The much-anticipated lifting of Saudi Arabia's ban on cement exports, first implemented in 2008 and extended in 2012, is expected to provide little relief for the country's cement producers, according to emerging market investment bank Arqaam Capital.

Mohammed Kamal, executive director of equity research at Arqaam Capital said that export volumes would likely be capped at 20 per cent of output and potentially subjected to an export tax. The net effect should be margins erosion, which partly dilutes the earnings per share growth that results from the expansion in headline sales. In isolation, exports can dilute blended EBITDA margins to about 30 per cent on average when transport costs are included into the equation. “In our view, the cash margin per tonne of exported cement can fall by 40 per cent to SAR60-100/t, depending on the region it is produced in and the market exported to. The incentives to export then are the depletion of clinker inventory, or the utilisation of idle production lines,” he added.

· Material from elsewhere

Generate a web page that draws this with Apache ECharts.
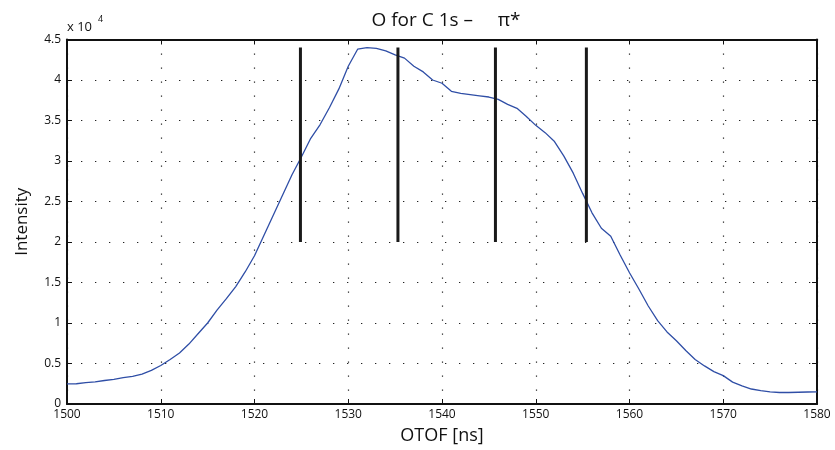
<!DOCTYPE html>
<html>
<head>
<meta charset="utf-8">
<script src="https://cdn.jsdelivr.net/npm/echarts@6/dist/echarts.min.js"></script>
<style>
  html, body { margin: 0; padding: 0; background: #fff; }
  #chart { width: 835px; height: 450px; }
</style>
</head>
<body>
<div id="chart"></div>
<script>
// OTOF sample times (ns)
var otof = [
  1500, 1501, 1502, 1503, 1504, 1505, 1506, 1507, 1508, 1509,
  1510, 1511, 1512, 1513, 1514, 1515, 1516, 1517, 1518, 1519,
  1520, 1521, 1522, 1523, 1524, 1525, 1526, 1527, 1528, 1529,
  1530, 1531, 1532, 1533, 1534, 1535, 1536, 1537, 1538, 1539,
  1540, 1541, 1542, 1543, 1544, 1545, 1546, 1547, 1548, 1549,
  1550, 1551, 1552, 1553, 1554, 1555, 1556, 1557, 1558, 1559,
  1560, 1561, 1562, 1563, 1564, 1565, 1566, 1567, 1568, 1569,
  1570, 1571, 1572, 1573, 1574, 1575, 1576, 1577, 1578, 1579,
  1580
];
// measured intensity
var intensity = [
  2480, 2500, 2650, 2720, 2900, 3050, 3250, 3400, 3700, 4150,
  4750, 5500, 6300, 7400, 8700, 10000, 11600, 13000, 14500, 16300,
  18300, 20800, 23300, 25800, 28300, 30500, 32800, 34500, 36600, 38900,
  41700, 43800, 44000, 43900, 43600, 43100, 42700, 41700, 41000, 40000,
  39600, 38600, 38350, 38200, 38050, 37900, 37600, 37000, 36500, 35500,
  34400, 33500, 32400, 30600, 28500, 26000, 23600, 21700, 20700, 18400,
  16200, 14200, 12100, 10300, 8900, 7800, 6600, 5500, 4700, 4000,
  3500, 2700, 2250, 1850, 1650, 1500, 1420, 1420, 1450, 1480,
  1500
];
// vertical marker lines
var markerTimes = [1524.9, 1535.3, 1545.7, 1555.4];
var markerLow = 20000;
var markerHigh = 44000;

var xTicks = { min: 1500, max: 1580, interval: 10 };
var yTicks = { min: 0, max: 45000, interval: 5000 };

var font = 'Open Sans';
var chart = echarts.init(document.getElementById('chart'));

var curve = otof.map(function (t, i) { return [t, intensity[i]]; });

var series = [{
  type: 'line',
  data: curve,
  showSymbol: false,
  lineStyle: { color: '#2f4ea6', width: 1.3 },
  z: 3
}];
markerTimes.forEach(function (t) {
  series.push({
    type: 'line',
    data: [[t, markerLow], [t, markerHigh]],
    showSymbol: false,
    lineStyle: { color: '#1a1a1a', width: 3 },
    z: 4
  });
});

var dotted = { show: true, lineStyle: { color: '#222', width: 1.2, type: [1.3, 12.7] } };

var option = {
  animation: false,
  textStyle: { fontFamily: font },
  title: {
    text: 'O for C 1s \u2013     \u03c0*',
    left: 441, top: 6, textAlign: 'center',
    textStyle: { fontFamily: font, fontSize: 19, fontWeight: 'normal', color: '#111' }
  },
  grid: { left: 67, right: 18, top: 39.5, bottom: 44.5 },
  graphic: [{
    type: 'text', left: 67, top: 21,
    style: { text: 'x 10', fontFamily: font, fontSize: 13, fill: '#111' }
  }, {
    type: 'text', left: 98, top: 15,
    style: { text: '4', fontFamily: font, fontSize: 9, fill: '#111' }
  }],
  xAxis: [{
    type: 'value', min: xTicks.min, max: xTicks.max, interval: xTicks.interval,
    name: 'OTOF [ns]', nameLocation: 'middle', nameGap: 23,
    nameTextStyle: { fontFamily: font, fontSize: 18, color: '#111' },
    axisLine: { show: true, onZero: false, lineStyle: { color: '#111', width: 2 } },
    axisTick: { show: true, inside: true, length: 5, lineStyle: { color: '#111' } },
    axisLabel: {
      fontFamily: font, fontSize: 12, color: '#111', margin: 5,
      formatter: function (v) { return String(v); }
    },
    splitLine: dotted
  }, {
    type: 'value', position: 'top', min: xTicks.min, max: xTicks.max, interval: xTicks.interval,
    axisLine: { show: true, onZero: false, lineStyle: { color: '#111', width: 2 } },
    axisTick: { show: true, inside: true, length: 5, lineStyle: { color: '#111' } },
    axisLabel: { show: false },
    splitLine: { show: false }
  }],
  yAxis: [{
    type: 'value', min: yTicks.min, max: yTicks.max, interval: yTicks.interval,
    name: 'Intensity', nameLocation: 'middle', nameGap: 36,
    nameTextStyle: { fontFamily: font, fontSize: 17, color: '#111' },
    axisLine: { show: true, onZero: false, lineStyle: { color: '#111', width: 2 } },
    axisTick: { show: true, inside: true, length: 5, lineStyle: { color: '#111' } },
    axisLabel: {
      fontFamily: font, fontSize: 12, color: '#111', margin: 6,
      formatter: function (v) { return String(v / 10000); }
    },
    splitLine: dotted
  }, {
    type: 'value', position: 'right', min: yTicks.min, max: yTicks.max, interval: yTicks.interval,
    axisLine: { show: true, onZero: false, lineStyle: { color: '#111', width: 2 } },
    axisTick: { show: true, inside: true, length: 5, lineStyle: { color: '#111' } },
    axisLabel: { show: false },
    splitLine: { show: false }
  }],
  series: series
};

chart.setOption(option);
window.onresize = chart.resize;
</script>
</body>
</html>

The exported cement volumes are likely to be taxed an amount equivalent to the fuel subsidy they carry taking into account that the remaining subsidy of SAR10/t  was previously removed via reforms to industrial fuel prices. Combined with transport costs of at least SAR80-100/t rather than SAR50/t domestic land freight costs between regions, should lift the average cash cost per tonne by 50-70 per cent to SAR190-260/t, eroding the bulk of the margin differential Saudi producers enjoy over global peers.

”We estimate about 30 per cent EBITDA margin on exported cement volumes, in-line with global averages, assuming selling prices in target markets are accommodating, and averaging SAR300-400/t,” said Mr Kamal.